What’s the story behing the strange markings on an Oreo cookie?

Around the “OREO” centerpiece we find a strange symbol; an oval with a double-bar cross coming out of the top. This is an old alchemical symbol for ‘amalgam’, which is an interesting way to reference the black cookie/white icing mixture that is the crispy/creamy goodness of our beloved snack. The Templars were into alchemy.

There are 90 little hashmarks that make up the cookie edge. In the Memphis-Misraim system there are 90 degrees to be worked. Does the edging of the cookie really carry a coded message about ties to Eyptian Freemasonry or is it just chocolaty calories? Speaking of Egyptian connections, could Nabisco, the makers of Oreo cookies, have something sinister in its name? NABIS-CO? As in, Anubis, the hungry jackal-god of Egyptian mythology? Probably not. It’s a shortened form of NAtional BIScuit COmpany.
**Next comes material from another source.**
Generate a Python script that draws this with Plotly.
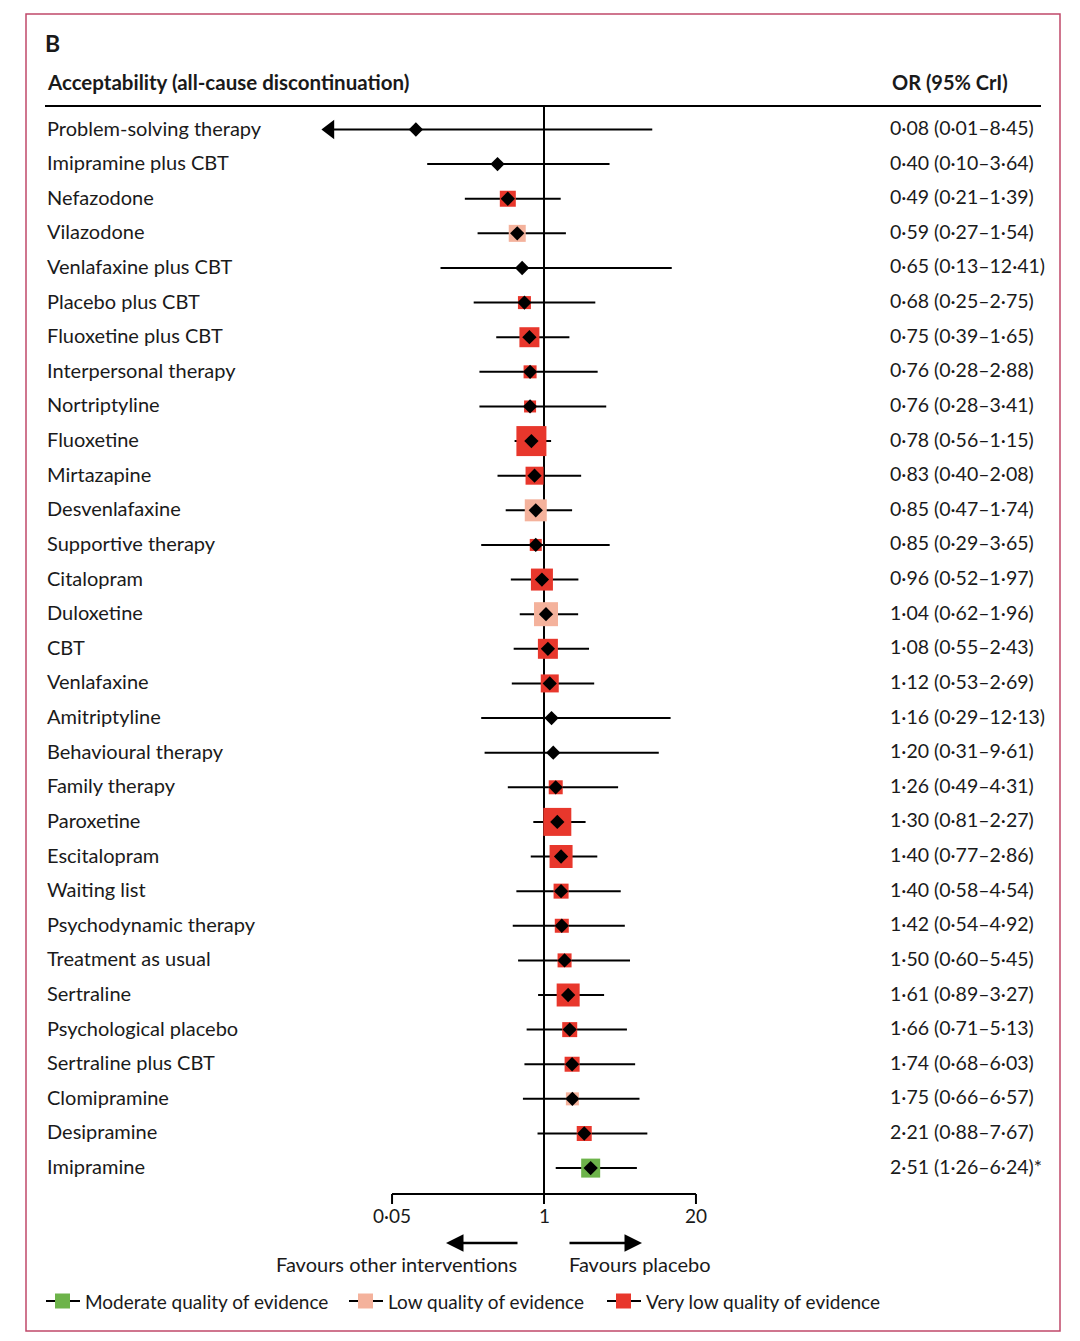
import math
import plotly.graph_objects as go

# ---------------- data ----------------
names = [
    "Problem-solving therapy", "Imipramine plus CBT", "Nefazodone", "Vilazodone",
    "Venlafaxine plus CBT", "Placebo plus CBT", "Fluoxetine plus CBT", "Interpersonal therapy",
    "Nortriptyline", "Fluoxetine", "Mirtazapine", "Desvenlafaxine", "Supportive therapy",
    "Citalopram", "Duloxetine", "CBT", "Venlafaxine", "Amitriptyline", "Behavioural therapy",
    "Family therapy", "Paroxetine", "Escitalopram", "Waiting list", "Psychodynamic therapy",
    "Treatment as usual", "Sertraline", "Psychological placebo", "Sertraline plus CBT",
    "Clomipramine", "Desipramine", "Imipramine",
]
odds = [0.08, 0.40, 0.49, 0.59, 0.65, 0.68, 0.75, 0.76, 0.76, 0.78, 0.83, 0.85, 0.85,
        0.96, 1.04, 1.08, 1.12, 1.16, 1.20, 1.26, 1.30, 1.40, 1.40, 1.42, 1.50, 1.61,
        1.66, 1.74, 1.75, 2.21, 2.51]
lo = [0.01, 0.10, 0.21, 0.27, 0.13, 0.25, 0.39, 0.28, 0.28, 0.56, 0.40, 0.47, 0.29,
      0.52, 0.62, 0.55, 0.53, 0.29, 0.31, 0.49, 0.81, 0.77, 0.58, 0.54, 0.60, 0.89,
      0.71, 0.68, 0.66, 0.88, 1.26]
hi = [8.45, 3.64, 1.39, 1.54, 12.41, 2.75, 1.65, 2.88, 3.41, 1.15, 2.08, 1.74, 3.65,
      1.97, 1.96, 2.43, 2.69, 12.13, 9.61, 4.31, 2.27, 2.86, 4.54, 4.92, 5.45, 3.27,
      5.13, 6.03, 6.57, 7.67, 6.24]
quality = ["low", "very low", "very low", "low", "very low", "very low", "very low",
           "very low", "very low", "very low", "very low", "low", "very low", "very low",
           "low", "very low", "very low", "very low", "very low", "very low", "very low",
           "very low", "very low", "very low", "very low", "very low", "very low",
           "very low", "low", "very low", "moderate"]
# relative weight of each comparison (drawn as the square's side)
weight = [5, 0, 16, 17, 0, 13, 20, 13, 12, 30, 18, 22, 12, 22, 24, 20, 18, 0, 0, 14,
          28, 23, 15, 14, 14, 23, 15, 15, 13, 15, 19]
flag = [""] * 30 + ["*"]
tick_vals = [0.05, 1, 20]
tick_text = ["0·05", "1", "20"]
quality_order = ["moderate", "low", "very low"]
quality_label = {"moderate": "Moderate quality of evidence",
                 "low": "Low quality of evidence",
                 "very low": "Very low quality of evidence"}

# ---------------- layout geometry ----------------
W, H = 1080, 1341
OFF = 8                  # page body margin
PX_PER_DEC = 116.8
X_ONE_PX = 544 - OFF
ROW0, STEP = 129.5 - OFF, 34.62
X_CLIP = 0.0147          # left display limit (arrow shown beyond)

COL = {"moderate": "#6db34a", "low": "#f4b29c", "very low": "#e8372c"}
FONT = "Lato"
TXT = "#1a1a1a"


def row_of(py):
    return (py - OFF - ROW0) / STEP


def pxx(px):
    return (px - OFF) / W


def pxy(py):
    return 1 - (py - OFF) / H


def fmt(v):
    return f"{v:.2f}".replace(".", "·")


x_range = [(0 - X_ONE_PX) / PX_PER_DEC, (W - X_ONE_PX) / PX_PER_DEC]
y_range = [(H - ROW0) / STEP, (0 - ROW0) / STEP]
rows = list(range(len(names)))

fig = go.Figure()

# reference line at OR = 1
fig.add_trace(go.Scatter(x=[1, 1], y=[row_of(106), row_of(1194)], mode="lines",
                         line=dict(color="black", width=2), hoverinfo="skip"))

# credible intervals
for i in rows:
    x0 = max(lo[i], X_CLIP)
    fig.add_trace(go.Scatter(x=[x0, hi[i]], y=[i, i], mode="lines",
                             line=dict(color="black", width=2), hoverinfo="skip"))
    if lo[i] < X_CLIP:
        fig.add_trace(go.Scatter(x=[X_CLIP], y=[i], mode="markers",
                                 marker=dict(symbol="triangle-left", size=17, color="black",
                                             opacity=1),
                                 hoverinfo="skip"))

# squares by quality
for q in quality_order:
    idx = [i for i in rows if quality[i] == q and weight[i] > 0]
    fig.add_trace(go.Scatter(
        x=[odds[i] for i in idx], y=idx, mode="markers",
        marker=dict(symbol="square", size=[weight[i] for i in idx], color=COL[q],
                    opacity=1, line=dict(width=0)),
        hoverinfo="skip"))

# point estimates
fig.add_trace(go.Scatter(x=odds, y=rows, mode="markers",
                         marker=dict(symbol="diamond", size=11, color="black",
                                     opacity=1, line=dict(width=0)),
                         hoverinfo="skip"))

# x axis (drawn)
axis_row = row_of(1194)
fig.add_trace(go.Scatter(x=[tick_vals[0], tick_vals[-1]], y=[axis_row, axis_row],
                         mode="lines", line=dict(color="black", width=2), hoverinfo="skip"))
for t in tick_vals:
    fig.add_trace(go.Scatter(x=[t, t], y=[axis_row, row_of(1204)], mode="lines",
                             line=dict(color="black", width=2), hoverinfo="skip"))

ann = []
for t, lab in zip(tick_vals, tick_text):
    ann.append(dict(x=math.log10(t), y=row_of(1215), xref="x", yref="y", text=lab,
                    showarrow=False, xanchor="center", yanchor="middle",
                    font=dict(size=19, color=TXT, family=FONT)))

# row labels
for i in rows:
    ann.append(dict(x=pxx(45), y=i, xref="paper", yref="y", text=names[i],
                    showarrow=False, xanchor="left", yanchor="middle", yshift=2,
                    font=dict(size=20, color=TXT, family=FONT)))
    ann.append(dict(x=pxx(888), y=i, xref="paper", yref="y",
                    text=f"{fmt(odds[i])} ({fmt(lo[i])}–{fmt(hi[i])}){flag[i]}",
                    showarrow=False, xanchor="left", yanchor="middle", yshift=2,
                    font=dict(size=19.5, color=TXT, family=FONT)))

# headers
ann.append(dict(x=pxx(43), y=pxy(43), xref="paper", yref="paper", text="<b>B</b>",
                showarrow=False, xanchor="left", yanchor="middle",
                font=dict(size=23, color=TXT, family=FONT)))
ann.append(dict(x=pxx(45), y=pxy(82), xref="paper", yref="paper",
                text="<b>Acceptability (all-cause discontinuation)</b>",
                showarrow=False, xanchor="left", yanchor="middle",
                font=dict(size=20.5, color=TXT, family=FONT)))
ann.append(dict(x=pxx(890), y=pxy(82), xref="paper", yref="paper",
                text="<b>OR (95% CrI)</b>",
                showarrow=False, xanchor="left", yanchor="middle",
                font=dict(size=20, color=TXT, family=FONT)))

# favours arrows + text
ann.append(dict(x=pxx(446), y=pxy(1243), xref="paper", yref="paper", text="",
                showarrow=True, ax=73, ay=0, arrowhead=2, arrowsize=1.4, arrowwidth=2.5,
                arrowcolor="black", standoff=0))
ann.append(dict(x=pxx(642), y=pxy(1243), xref="paper", yref="paper", text="",
                showarrow=True, ax=-74, ay=0, arrowhead=2, arrowsize=1.4, arrowwidth=2.5,
                arrowcolor="black", standoff=0))
ann.append(dict(x=pxx(519), y=pxy(1264), xref="paper", yref="paper",
                text="Favours other interventions", showarrow=False,
                xanchor="right", yanchor="middle",
                font=dict(size=20, color=TXT, family=FONT)))
ann.append(dict(x=pxx(567), y=pxy(1264), xref="paper", yref="paper",
                text="Favours placebo", showarrow=False,
                xanchor="left", yanchor="middle",
                font=dict(size=20, color=TXT, family=FONT)))

shapes = []
# header rule
shapes.append(dict(type="line", xref="paper", yref="paper", x0=pxx(45), x1=pxx(1041),
                   y0=pxy(106), y1=pxy(106), line=dict(color="black", width=2)))
# frame
shapes.append(dict(type="rect", xref="paper", yref="paper", x0=pxx(26), x1=pxx(1060),
                   y0=pxy(1331), y1=pxy(14), line=dict(color="#c0486a", width=1.5)))

# legend
leg_x = {"moderate": 46, "low": 349, "very low": 607}
for q in quality_order:
    x0 = leg_x[q]
    shapes.append(dict(type="line", xref="paper", yref="paper", x0=pxx(x0), x1=pxx(x0 + 34),
                       y0=pxy(1301), y1=pxy(1301), line=dict(color="black", width=2)))
    shapes.append(dict(type="rect", xref="paper", yref="paper", x0=pxx(x0 + 9),
                       x1=pxx(x0 + 24), y0=pxy(1308.5), y1=pxy(1293.5),
                       fillcolor=COL[q], line=dict(width=0)))
    ann.append(dict(x=pxx(x0 + 37), y=pxy(1301), xref="paper", yref="paper",
                    text=quality_label[q], showarrow=False, xanchor="left",
                    yanchor="middle", font=dict(size=19, color=TXT, family=FONT)))

fig.update_layout(
    width=W, height=H, margin=dict(l=0, r=0, t=0, b=0),
    paper_bgcolor="white", plot_bgcolor="white", showlegend=False,
    xaxis=dict(type="log", range=x_range, visible=False, fixedrange=True),
    yaxis=dict(range=y_range, visible=False, fixedrange=True),
    annotations=ann, shapes=shapes,
)

fig.write_html("out.html", config={"displayModeBar": False})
What about the twelve cross formée, favored symbol of Knights Templar and their alleged offspring, the Freemasons, which surround the name? Twelve is powerful in numerology, but according to the creator of the cookie’s design, William A. Turnier, there was no Masonic connection, although his father was a Freemason.

That still doesn’t explain the inverted square and compass that sits underneath the Oreo symbol.  In fact, the dot/dash pattern around the edge is actually morse code.

E is a single dot
A is a dot dash
T is a single dash

E-A-T all the way around the cookie. SUBLIMINAL ADVERTISING AT IT’S VERY BEST!